Everyone knows history’s written by the victors — especially the Indonesian gangsters who killed more than 500,000 alleged communists between 1965-66.
That’s why executioner Anwar Congo and his friends (including gangster and paramilitary leader Herman Koto, Indonesian Vice President Jusuf Kalla, North Sumatra Governor Syamsul Arifin and Pancasila Youth Leader Yapto Soerjosoemarno) are thrilled to be making a movie commemorating the Indonesian communist massacres of 1965.
“It doesn’t have to be a big film,” says Congo. “We will remain in history because we documented what we did when we were young.”
Directed by Joshua Oppenheimer, Christine Cynn and a mostly anonymous crew (names withheld for protection), “The Act of Killing” is a BAFTA-winning and Academy Award-nominated feature-length documentary about the Indonesian men who murdered thousands.
The title itself is a double entendre. In some scenes, Congo, Koto and others talk about what it was like to kill. In other scenes, Congo and Koto stage elaborate re-enactments of the massacres (with the assistance of Oppenheimer’s film and make-up crew).
Congo, who calls himself a gangster, models himself off American mafia movies. His heroes were Marlon Brando, Al Pacino and John Wayne’s characters.
In fact, Congo picked up his favorite murder trick from Hollywood films.
“It’s faster with wire,” Congo says. “Because when you pull hard, the victim can’t grab it. He can’t grab it because it cuts his throat.”
He killed thousands this way, strangling his victims and disposing their bodies via rice sacks.
And although the deaths haunt him, Congo says he’s a happy man who sings and dances and self-medicates with alcohol and drugs (from marijuana to Molly).
Fellow executioner Adi Zulkadry doesn’t feel guilty; he doesn’t have nightmares. To him, the massacres are not war crimes, but rather consequences of war. He almost sounds rational as he compares the Indonesian killings of 1965 to the early European colonists’ slaughter of Native Americans and the recent war on terror.
“When Bush was in power, Guantanamo was right and Saddam Hussein had weapons of mass destruction,” Zulkadry says. “That was right according to Bush, but now its wrong. … ‘War crimes’ are defined by winners. I’m a winner so I can make my own definition.”
“The Act of Killing” blurs the lines of acting and reality. The torture scenes are so realistic and vivid. In one scene, snot flies out of a man’s nose as he’s being ‘strangled’ with wire. A little girl is still crying after the director yells, “Cut!” The documentary style makes it hard to differentiate how much of this is acting and how much of this ‘acting’ stems from real emotions or memories.

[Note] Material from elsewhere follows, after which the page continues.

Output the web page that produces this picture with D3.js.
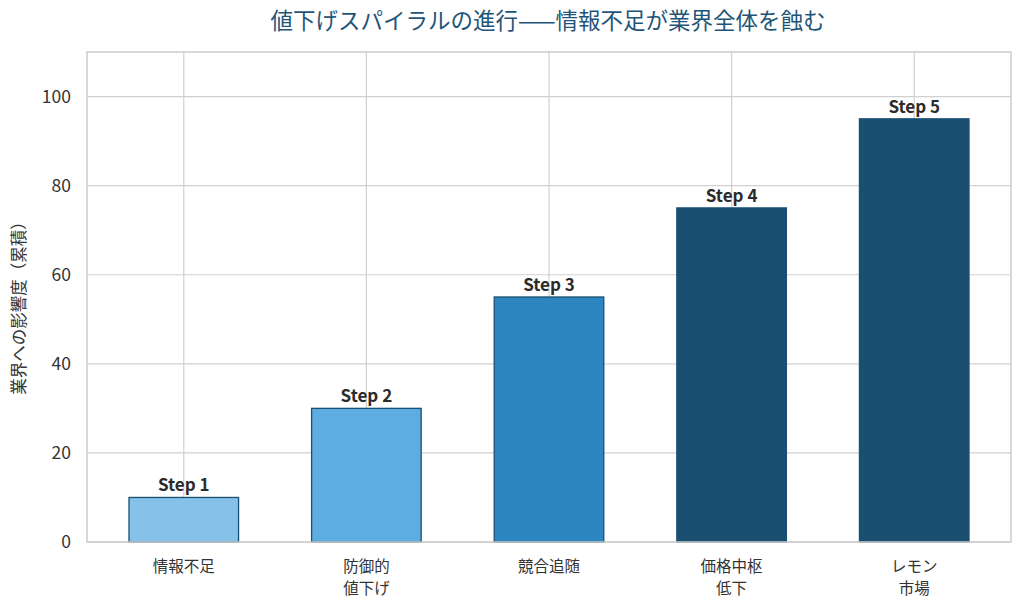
<!DOCTYPE html>
<html>
<head>
<meta charset="utf-8">
<script src="https://cdn.jsdelivr.net/npm/d3@7"></script>
<style>
  body { margin: 0; background: #fff; }
  text { font-family: "Noto Sans CJK JP", "Noto Sans", sans-serif; }
</style>
</head>
<body>
<div id="chart"></div>
<script>
// data
var categories = [["情報不足"], ["防御的", "値下げ"], ["競合追随"], ["価格中枢", "低下"], ["レモン", "市場"]];
var values = [10, 30, 55, 75, 95];
var stepLabels = ["Step 1", "Step 2", "Step 3", "Step 4", "Step 5"];
var barColors = ["#85C1E9", "#5DADE2", "#2E86C1", "#1B4F72", "#1B4F72"];
var yTicks = [0, 20, 40, 60, 80, 100];

var W = 1024, H = 607;
var margin = {top: 52, right: 13, bottom: 65, left: 87},
    width = W - margin.left - margin.right,
    height = H - margin.top - margin.bottom;

var svg = d3.select("#chart").append("svg")
    .attr("width", W).attr("height", H);

// title
svg.append("text")
    .attr("x", 548)
    .attr("y", 29)
    .attr("text-anchor", "middle")
    .style("font-size", "22.5px")
    .style("fill", "#1F5578")
    .text("値下げスパイラルの進行——情報不足が業界全体を蝕む");

var g = svg.append("g")
    .attr("transform", "translate(" + margin.left + "," + margin.top + ")");

// bar width 0.6 plus 5% margins on each side
var x = d3.scaleLinear().domain([-0.53, categories.length - 1 + 0.53]).range([0, width]);
var y = d3.scaleLinear().domain([0, 110]).range([height, 0]);
var bw = x(0.6) - x(0);

// grid
g.selectAll(".hgrid").data(yTicks).enter().append("line")
    .attr("x1", 0).attr("x2", width)
    .attr("y1", function(d) { return y(d); }).attr("y2", function(d) { return y(d); })
    .style("stroke", "#d0d0d0").style("stroke-width", 1.2);
g.selectAll(".vgrid").data(values).enter().append("line")
    .attr("x1", function(d, i) { return x(i); }).attr("x2", function(d, i) { return x(i); })
    .attr("y1", 0).attr("y2", height)
    .style("stroke", "#d0d0d0").style("stroke-width", 1.2);

// bars
g.selectAll("rect.bar").data(values).enter().append("rect")
    .attr("class", "bar")
    .attr("x", function(d, i) { return x(i) - bw / 2; })
    .attr("y", function(d) { return y(d); })
    .attr("width", bw)
    .attr("height", function(d) { return height - y(d); })
    .style("fill", function(d, i) { return barColors[i]; })
    .style("stroke", "#1B4F72")
    .style("stroke-width", 1.3);

// step labels
g.selectAll("text.step").data(values).enter().append("text")
    .attr("x", function(d, i) { return x(i); })
    .attr("y", function(d) { return y(d) - 6; })
    .attr("text-anchor", "middle")
    .style("font-size", "17px")
    .style("font-weight", "bold")
    .style("fill", "#2b2b2b")
    .text(function(d, i) { return stepLabels[i]; });

// frame
g.append("rect")
    .attr("width", width).attr("height", height)
    .style("fill", "none").style("stroke", "#cccccc").style("stroke-width", 1.5);

// y axis
var yAxis = d3.axisLeft(y).tickValues(yTicks).tickSize(0).tickPadding(16);
g.append("g").call(yAxis)
    .call(function(s) { s.select(".domain").remove(); })
    .selectAll("text")
    .style("font-size", "17.5px")
    .style("fill", "#333")
    .style("font-family", "'Noto Sans CJK JP', sans-serif");

// x labels, one text per line
categories.forEach(function(lines, i) {
    lines.forEach(function(line, j) {
        g.append("text")
            .attr("x", x(i))
            .attr("y", height + 30 + j * 22)
            .attr("text-anchor", "middle")
            .style("font-size", "15.5px")
            .style("fill", "#333")
            .text(line);
    });
});

// y label
svg.append("text")
    .attr("transform", "rotate(-90)")
    .attr("x", -304)
    .attr("y", 25)
    .attr("text-anchor", "middle")
    .style("font-size", "16.5px")
    .style("fill", "#333")
    .text("業界への影響度（累積）");
</script>
</body>
</html>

That’s the case with Congo’s neighbor Suryono — who stars as one of the gangsters’ victims. He recounts a memory of burying a Chinese family friend between film takes. In the next scene, he’s being tortured and ‘killed’ himself.
Usually filmmakers aren’t the subject of their movies, but even if none of them are pictured in “The Act of Killing,” their presence changes everything. By allowing Congo and gang to use his film crew to stage their own production of the 1965 killings, Oppenheimer ingeniously affects the film’s narrative.
Oppenheimer becomes the invisible Dr. Brodsky from Anthony Burgess’ novel “A Clockwork Orange” — making Congo re-live and re-watch his crimes.
As they re-create the killings, beatings and burnings starring Congo and Koto, Congo’s transported back to his triumphs. But what once caused him great joy, now causes him pain.
Congo’s fixated on one scene in the picture — where he’s the one being strangled with wire.
“Did the people I tortured feel the way I feel here?” Congo asks Oppenheimer.
“Actually, the people you tortured feel much worse because you knew it was a film and they knew they were going to die,” Oppenheimer answers.
“The Act of Killing” was directed by Joshua Oppenheimer, Christine Cynn and more. The film won the 2014 BAFTA Award for “Best Documentary. “The Act of Killing” was also nominated for “Best Documentary in the 2014 Academy Awards.